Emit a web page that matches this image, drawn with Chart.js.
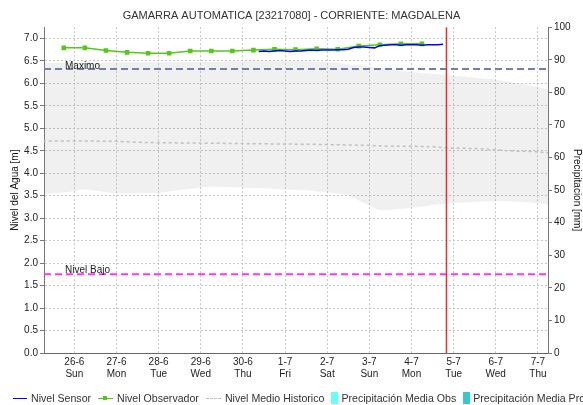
<!DOCTYPE html>
<html>
<head>
<meta charset="utf-8">
<script src="https://cdn.jsdelivr.net/npm/chart.js@4"></script>
<style>
  body { margin: 0; background: #fff; }
  #wrap { position: relative; width: 583px; height: 405px; overflow: hidden; }
  #legend { position: absolute; left: 13px; top: 391px; height: 14px; display: flex; align-items: center;
            white-space: nowrap; font: 10.6px "Liberation Sans", Arial, sans-serif; color: #333; }
  .item { display: flex; align-items: center; margin-right: 7px; flex: none; }
  .sym { display: block; position: relative; margin-right: 4px; flex: none; }
</style>
</head>
<body>
<div id="wrap">
  <canvas id="myChart" width="583" height="405"></canvas>
  <div id="legend"></div>
</div>
<script>
// days counted from 26-6 (tick 0) to 7-7 (tick 11)
const dayLabels = ['26-6', '27-6', '28-6', '29-6', '30-6', '1-7', '2-7', '3-7', '4-7', '5-7', '6-7', '7-7'];
const weekDays = ['Sun', 'Mon', 'Tue', 'Wed', 'Thu', 'Fri', 'Sat', 'Sun', 'Mon', 'Tue', 'Wed', 'Thu'];

const sensorTimes = [4.375, 4.5, 4.625, 4.75, 4.875, 5.0, 5.125, 5.25, 5.375, 5.5, 5.625, 5.75,
  5.875, 6.0, 6.125, 6.25, 6.375, 6.5, 6.625, 6.75, 6.875, 7.0, 7.125, 7.25,
  7.375, 7.5, 7.625, 7.75, 7.875, 8.0, 8.125, 8.25, 8.375, 8.5, 8.625, 8.75];
const sensorLevel = [6.71, 6.72, 6.71, 6.72, 6.73, 6.72, 6.71, 6.72, 6.72, 6.73, 6.74, 6.73,
  6.74, 6.74, 6.74, 6.75, 6.75, 6.76, 6.80, 6.81, 6.81, 6.80, 6.79, 6.84,
  6.85, 6.86, 6.86, 6.85, 6.86, 6.86, 6.86, 6.85, 6.86, 6.86, 6.86, 6.87];

const obsTimes = [-0.25, 0.25, 0.75, 1.25, 1.75, 2.25, 2.75, 3.25, 3.75,
  4.25, 4.75, 5.25, 5.75, 6.25, 6.75, 7.25, 7.75, 8.25];
const obsLevel = [6.79, 6.79, 6.73, 6.69, 6.67, 6.67, 6.72, 6.72, 6.72,
  6.74, 6.76, 6.75, 6.77, 6.76, 6.83, 6.86, 6.88, 6.88];

const histTimes = [-0.75, 0, 1, 1.5, 2, 3, 4, 5, 6, 7, 7.5, 8, 8.5, 8.9, 9.5, 10, 10.5, 11, 11.25];
const histMean = [4.72, 4.72, 4.71, 4.69, 4.68, 4.67, 4.66, 4.65, 4.64, 4.62, 4.60, 4.60, 4.59, 4.56, 4.55, 4.52, 4.49, 4.48, 4.45];

const bandTimes = [-0.75, 0, 0.25, 1, 2, 3.25, 4.2, 4.75, 5.4, 5.9, 6.3, 6.5, 7, 7.25, 7.9, 8.9, 10.1, 11, 11.25];
const bandHigh = [6.45, 6.46, 6.46, 6.47, 6.47, 6.48, 6.50, 6.50, 6.50, 6.48, 6.45, 6.42, 6.37, 6.34, 6.26, 6.18, 6.07, 5.92, 5.87];
const bandLow = [3.53, 3.60, 3.64, 3.55, 3.57, 3.70, 3.67, 3.65, 3.62, 3.58, 3.54, 3.50, 3.28, 3.18, 3.22, 3.33, 3.38, 3.33, 3.30];

const levelMax = 6.32;
const levelLow = 1.75;
const nowDay = 8.83;
const xMin = -0.72, xMax = 11.24;

const pts = (xs, ys) => xs.map((x, i) => ({ x: x, y: ys[i] }));
const flat = (v) => [{ x: xMin, y: v }, { x: xMax, y: v }];
const FONT = '"Liberation Sans", Arial, sans-serif';

// red "now" line plus the text on the reference levels
const extras = {
  id: 'extras',
  afterDatasetsDraw(chart) {
    const { ctx, chartArea, scales } = chart;
    const x = scales.x.getPixelForValue(nowDay);
    ctx.save();
    ctx.strokeStyle = '#e83030';
    ctx.lineWidth = 1.5;
    ctx.beginPath();
    ctx.moveTo(x, chartArea.top);
    ctx.lineTo(x, chartArea.bottom);
    ctx.stroke();
    ctx.fillStyle = '#222';
    ctx.font = '10px ' + FONT;
    ctx.textBaseline = 'alphabetic';
    ctx.fillText('Maximo', chartArea.left + 21, scales.y.getPixelForValue(levelMax));
    ctx.fillText('Nivel Bajo', chartArea.left + 21, scales.y.getPixelForValue(levelLow) - 1);
    ctx.restore();
  }
};

const mychart = document.getElementById('myChart');
const chart = new Chart(mychart, {
  type: 'line',
  data: {
    datasets: [
      { label: 'Nivel Sensor', data: pts(sensorTimes, sensorLevel), borderColor: '#0000ff',
        borderWidth: 1.5, pointRadius: 0, legend: 'line' },
      { label: 'Nivel Observador', data: pts(obsTimes, obsLevel), borderColor: '#55c818',
        backgroundColor: '#55c818', borderWidth: 1.5, pointRadius: 2.2, pointStyle: 'rect', legend: 'marker' },
      { label: 'Nivel Medio Historico', data: pts(histTimes, histMean), borderColor: '#c0c0c0',
        borderWidth: 1.5, borderDash: [3, 3], pointRadius: 0, legend: 'dash' },
      { type: 'bar', label: 'Precipitación Media Obs', data: [], yAxisID: 'y2',
        backgroundColor: '#66ffff', legend: 'box' },
      { type: 'bar', label: 'Precipitación Media Pro', data: [], yAxisID: 'y2',
        backgroundColor: '#33cccc', legend: 'box' },
      { label: 'Maximo', data: flat(levelMax), borderColor: '#7480ac', borderWidth: 2,
        borderDash: [7, 4], pointRadius: 0 },
      { label: 'Nivel Bajo', data: flat(levelLow), borderColor: '#ff33ff', borderWidth: 2,
        borderDash: [7, 4], pointRadius: 0 },
      { label: 'max', data: pts(bandTimes, bandHigh), borderWidth: 0, pointRadius: 0,
        fill: '+1', backgroundColor: 'rgba(128,128,128,0.12)', tension: 0.2 },
      { label: 'min', data: pts(bandTimes, bandLow), borderWidth: 0, pointRadius: 0,
        fill: false, tension: 0.2 },
    ],
  },
  options: {
    responsive: false,
    animation: false,
    devicePixelRatio: 1,
    layout: { padding: 0 },
    plugins: {
      legend: { display: false },
      tooltip: { enabled: false },
      title: {
        display: true,
        text: 'GAMARRA AUTOMATICA [23217080] - CORRIENTE: MAGDALENA',
        color: '#333',
        font: { family: FONT, size: 11, weight: 'normal' },
        padding: { top: 9, bottom: 5 },
      },
    },
    scales: {
      x: {
        type: 'linear',
        min: xMin,
        max: xMax,
        offset: false,
        ticks: {
          stepSize: 1,
          includeBounds: false,
          padding: 3,
          color: '#222',
          maxRotation: 0,
          autoSkip: false,
          font: { family: FONT, size: 10 },
          callback: (v) => [dayLabels[v], weekDays[v]],
        },
        afterBuildTicks: (s) => { s.ticks = s.ticks.filter(t => Number.isInteger(t.value) && t.value >= 0); },
        afterFit: (s) => { s.height = 52; },
        grid: { color: '#c8c8c8', drawTicks: false, offset: false },
        border: { color: '#666', dash: [2, 2] },
      },
      y: {
        position: 'left',
        min: 0,
        max: 7.25,
        ticks: {
          stepSize: 0.5,
          includeBounds: false,
          padding: 2,
          color: '#222',
          font: { family: FONT, size: 10 },
          callback: (v) => v.toFixed(1),
        },
        afterBuildTicks: (s) => { s.ticks = s.ticks.filter(t => t.value <= 7.0001); },
        afterFit: (s) => { s.width = 44; },
        grid: { color: '#c8c8c8', tickLength: 4, tickColor: '#777', tickBorderDash: [] },
        border: { color: '#777', dash: [2, 2] },
        title: {
          display: true,
          text: 'Nivel del Agua [m]',
          color: '#111',
          font: { family: FONT, size: 10 },
          padding: { top: 9, bottom: 0 },
        },
      },
      y2: {
        position: 'right',
        min: 0,
        max: 100,
        ticks: {
          stepSize: 10,
          padding: 2,
          color: '#222',
          font: { family: FONT, size: 10 },
        },
        afterFit: (s) => { s.width = 35; },
        grid: { drawOnChartArea: false, tickLength: 4, tickColor: '#777' },
        border: { color: '#777' },
        title: {
          display: true,
          text: 'Precipitacion [mm]',
          color: '#111',
          font: { family: FONT, size: 10 },
          padding: { top: 0, bottom: 0 },
        },
      },
    },
  },
  plugins: [extras],
});

// legend row under the axis, built from the datasets
const legendBox = document.getElementById('legend');
chart.data.datasets.filter(d => d.legend).forEach(d => {
  const item = document.createElement('span');
  item.className = 'item';
  const sym = document.createElement('span');
  sym.className = 'sym';
  const col = d.borderColor || d.backgroundColor;
  if (d.legend === 'line') {
    sym.style.cssText = 'width:14px;height:0;border-top:1.5px solid ' + col;
  } else if (d.legend === 'marker') {
    sym.style.cssText = 'width:15px;height:0;border-top:1.5px solid ' + col;
    const dot = document.createElement('span');
    dot.style.cssText = 'position:absolute;left:5px;top:-3px;width:4px;height:4px;background:' + col;
    sym.appendChild(dot);
  } else if (d.legend === 'dash') {
    sym.style.cssText = 'width:15px;height:0;border-top:1.5px dashed ' + col;
  } else {
    sym.style.cssText = 'width:7px;height:12px;margin-right:3px;background:' + d.backgroundColor;
  }
  item.appendChild(sym);
  item.appendChild(document.createTextNode(d.label));
  legendBox.appendChild(item);
});
</script>
</body>
</html>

**AIM**
Return only the lines running from the top of the data to the line that holds "6.86, 6.86, 6.87];". Include both of those lines, but skip the pictures.

**SOLVED PROBLEM**
Emit a web page that matches this image, drawn with Chart.js.
<!DOCTYPE html>
<html>
<head>
<meta charset="utf-8">
<script src="https://cdn.jsdelivr.net/npm/chart.js@4"></script>
<style>
  body { margin: 0; background: #fff; }
  #wrap { position: relative; width: 583px; height: 405px; overflow: hidden; }
  #legend { position: absolute; left: 13px; top: 391px; height: 14px; display: flex; align-items: center;
            white-space: nowrap; font: 10.6px "Liberation Sans", Arial, sans-serif; color: #333; }
  .item { display: flex; align-items: center; margin-right: 7px; flex: none; }
  .sym { display: block; position: relative; margin-right: 4px; flex: none; }
</style>
</head>
<body>
<div id="wrap">
  <canvas id="myChart" width="583" height="405"></canvas>
  <div id="legend"></div>
</div>
<script>
// days counted from 26-6 (tick 0) to 7-7 (tick 11)
const dayLabels = ['26-6', '27-6', '28-6', '29-6', '30-6', '1-7', '2-7', '3-7', '4-7', '5-7', '6-7', '7-7'];
const weekDays = ['Sun', 'Mon', 'Tue', 'Wed', 'Thu', 'Fri', 'Sat', 'Sun', 'Mon', 'Tue', 'Wed', 'Thu'];

const sensorTimes = [4.375, 4.5, 4.625, 4.75, 4.875, 5.0, 5.125, 5.25, 5.375, 5.5, 5.625, 5.75,
  5.875, 6.0, 6.125, 6.25, 6.375, 6.5, 6.625, 6.75, 6.875, 7.0, 7.125, 7.25,
  7.375, 7.5, 7.625, 7.75, 7.875, 8.0, 8.125, 8.25, 8.375, 8.5, 8.625, 8.75];
const sensorLevel = [6.71, 6.72, 6.71, 6.72, 6.73, 6.72, 6.71, 6.72, 6.72, 6.73, 6.74, 6.73,
  6.74, 6.74, 6.74, 6.75, 6.75, 6.76, 6.80, 6.81, 6.81, 6.80, 6.79, 6.84,
  6.85, 6.86, 6.86, 6.85, 6.86, 6.86, 6.86, 6.85, 6.86, 6.86, 6.86, 6.87];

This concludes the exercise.